Il était possible d’y voir une continuation d’une ancienne jurisprudence selon laquelle :

« les autorités compétentes pour édicter ces règlements peuvent subordonner l’exercice du droit dont il s’agit aux conditions qui se révèlent indispensables pour assurer la protection du domaine public routier dont elles ont la charge et en garantir un usage répondant à sa destination » (CE, 13 mars 1985, n°42630).

 

L’intérêt de la nouvelle décision rendue en ce domaine, par la CAA de Lyon cette fois, est que le règlement de voirie en question (celui de la Métropole de Lyon) allait plus loin :

  • « Lors de fouilles générant de grandes quantités de déblais, une réutilisation des matériaux sur site sera recherchée par l’intervenant qui conduira à ses frais une étude géotechnique.

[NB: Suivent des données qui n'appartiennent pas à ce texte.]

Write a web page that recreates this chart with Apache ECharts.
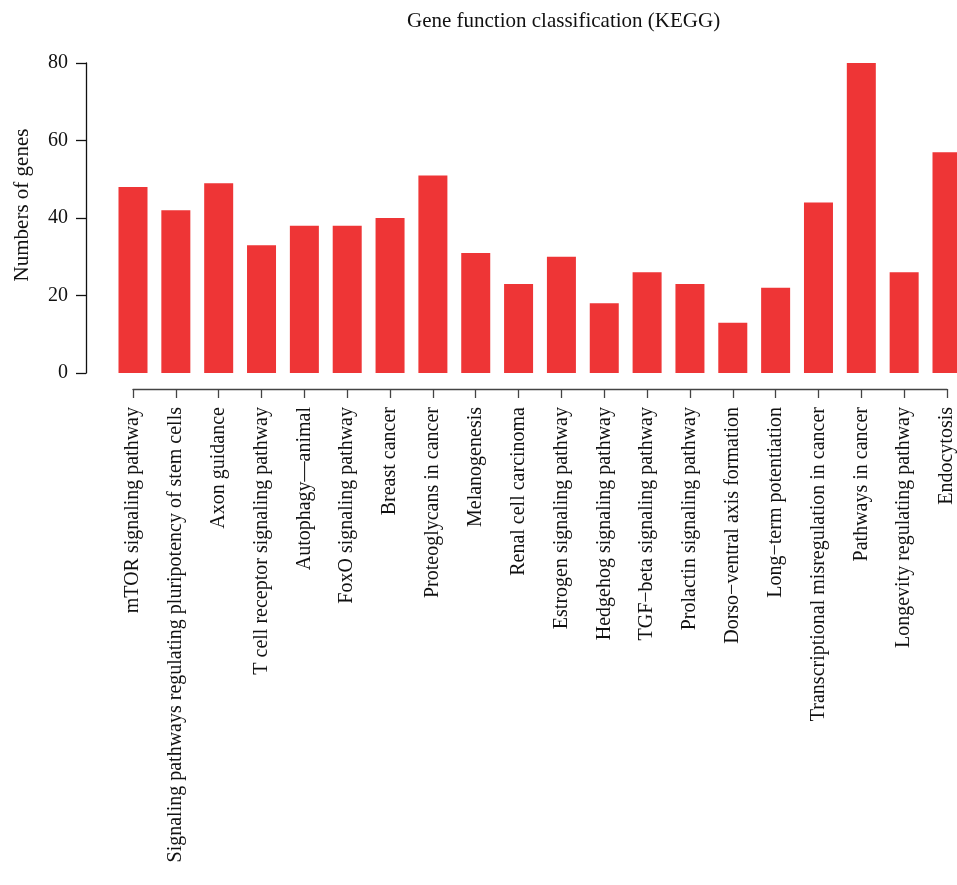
<!DOCTYPE html>
<html>
<head>
<meta charset="utf-8">
<script src="https://cdn.jsdelivr.net/npm/echarts@6/dist/echarts.min.js"></script>
<style>
  html, body { margin: 0; padding: 0; background: #fff; }
  #chart { width: 957px; height: 885px; }
</style>
</head>
<body>
<div id="chart"></div>
<script>
// KEGG pathway categories and the number of genes in each
const categories = [
  'mTOR signaling pathway',
  'Signaling pathways regulating pluripotency of stem cells',
  'Axon guidance',
  'T cell receptor signaling pathway',
  'Autophagy\u2014animal',
  'FoxO signaling pathway',
  'Breast cancer',
  'Proteoglycans in cancer',
  'Melanogenesis',
  'Renal cell carcinoma',
  'Estrogen signaling pathway',
  'Hedgehog signaling pathway',
  'TGF\u2212beta signaling pathway',
  'Prolactin signaling pathway',
  'Dorso\u2212ventral axis formation',
  'Long\u2212term potentiation',
  'Transcriptional misregulation in cancer',
  'Pathways in cancer',
  'Longevity regulating pathway',
  'Endocytosis'
];
const geneCounts = [48, 42, 49, 33, 38, 38, 40, 51, 31, 23, 30, 18, 26, 23, 13, 22, 44, 80, 26, 57];
const yTicks = [0, 20, 40, 60, 80];

const FONT = '"Liberation Serif", "DejaVu Serif", serif';
const chart = echarts.init(document.getElementById('chart'), null, { renderer: 'canvas' });

chart.setOption({
  backgroundColor: '#ffffff',
  animation: false,
  title: {
    text: 'Gene function classification (KEGG)',
    left: 402,
    top: 6,
    textStyle: { fontFamily: FONT, fontSize: 21, fontWeight: 'normal', color: '#111' }
  },
  grid: { left: 133, right: 8, top: 63, bottom: 885 - 373, containLabel: false },
  xAxis: {
    type: 'category',
    data: categories,
    boundaryGap: false,
    offset: 16,
    axisLine: { show: true, onZero: false, lineStyle: { color: '#444', width: 1.3 } },
    axisTick: { show: true, length: 9, alignWithLabel: true, lineStyle: { color: '#444', width: 1.3 } },
    axisLabel: {
      interval: 0,
      rotate: 90,
      margin: 18,
      fontFamily: FONT,
      fontSize: 20,
      color: '#111'
    },
    splitLine: { show: false }
  },
  yAxis: {
    type: 'value',
    min: yTicks[0],
    max: yTicks[yTicks.length - 1],
    interval: 20,
    offset: 47,
    axisLine: { show: true, lineStyle: { color: '#111', width: 1.3 } },
    axisTick: { show: true, length: 10, lineStyle: { color: '#111', width: 1.3 } },
    axisLabel: { margin: 18, fontFamily: FONT, fontSize: 20, color: '#111' },
    splitLine: { show: false }
  },
  graphic: [{
    type: 'text',
    x: 22,
    y: 205,
    rotation: Math.PI / 2,
    style: {
      text: 'Numbers of genes',
      fontFamily: FONT,
      fontSize: 21,
      fill: '#111',
      align: 'center',
      verticalAlign: 'middle'
    }
  }],
  series: [{
    type: 'bar',
    data: geneCounts,
    barWidth: 29,
    clip: false,
    itemStyle: { color: '#EE3536' }
  }]
});
</script>
</body>
</html>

Au vu des résultats de l’étude, le laboratoire de la voirie de la Communauté urbaine de Lyon pourra autoriser la réutilisation des matériaux » (mais il ne s’agit que d’une faculté)
  • l’intervenant devra faire procéder à ses frais à une étude géotechnique afin d’ « identifier et classer les déblais suivant la norme NF P 11-300 de manière à déterminer la possibilité et les conditions de réutilisation conformément au guide technique « Remblayage des tranchées » et à la norme NF P 98-331, sous réserve de prescriptions particulières ordonnées spécialement à l’occasion de la délivrance de l’autorisation. ».
  • « (…) Si à l’occasion d’une fouille réalisée sous la maîtrise d’ouvrage de l’intervenant, pour les besoins de travaux conduits sous sa maîtrise d’ouvrage, celui-ci découvre des sols pollués chimiquement ou biologiquement, la gestion des déblais issus de l’excavation du sol sera à la charge de l’intervenant. Il devra procéder à l’identification de la nature et du niveau de pollution de ces déblais préalablement à leur traitement dans un centre d’enfouissement ou de traitement agréé. La charge financière de ces actions sera supportée par l’intervenant. ».

 

Or, toutes ces exigences ont été validées par le juge administratif au nom, selon l’excellent site ALYODA (voir ici), du principe « pollueur payeur ».

 

Seules deux mentions du règlement de voirie ont été annulées :

  • d’une part, ont été annulées les 2e et 3e phrases de cet article (soulignées) :
    • « Sauf urgence avérée, c’est-à-dire une situation représentant un danger pour les biens ou les personnes, l’intervenant souhaitant effectuer des travaux avec emprise sur une chaussée ou un trottoir réalisés ou réfectionnés depuis moins de trois ans doit obtenir un accord préalable de la Communauté urbaine de Lyon. L’intervenant devra financer la réparation de la voie circulée sur une longueur pouvant atteindre la totalité de la voie neuve ou réfectionnée. Il devra financer la réparation du trottoir complet sur toute sa largeur avec reprise de joint à joint sur une longueur pouvant atteindre la totalité du trottoir neuf ou réfectionné. (…) ». [NB annulation claire de la dernière phrase ; la phrase précédente, en revanche, semble illégale selon le juge mais ce point semble avoir disparu du dispositif de l’arrêt ???)
  • d’autre part, la CAA a censuré l’alinéa ci-dessous en tant qu’il n’avait pas sa place dans un règlement de voirie (point qui eût pu être discuté) :
    • « « Dans le cas où, au cours des travaux, l’intervenant rencontrerait ou mettrait à découvert des réseaux ou installations de nature quelconque non répertoriées, il serait tenu d’avertir immédiatement les services gestionnaires desquels elles dépendent, en vue des mesures à prendre pour assurer la sécurité́ des biens et des personnes et la protection de ces réseaux ou installations. ».

 

N.B. : attention en ces domaines il est raisonnable de poser que la jurisprudence n’est pas encore totalement stabilisée.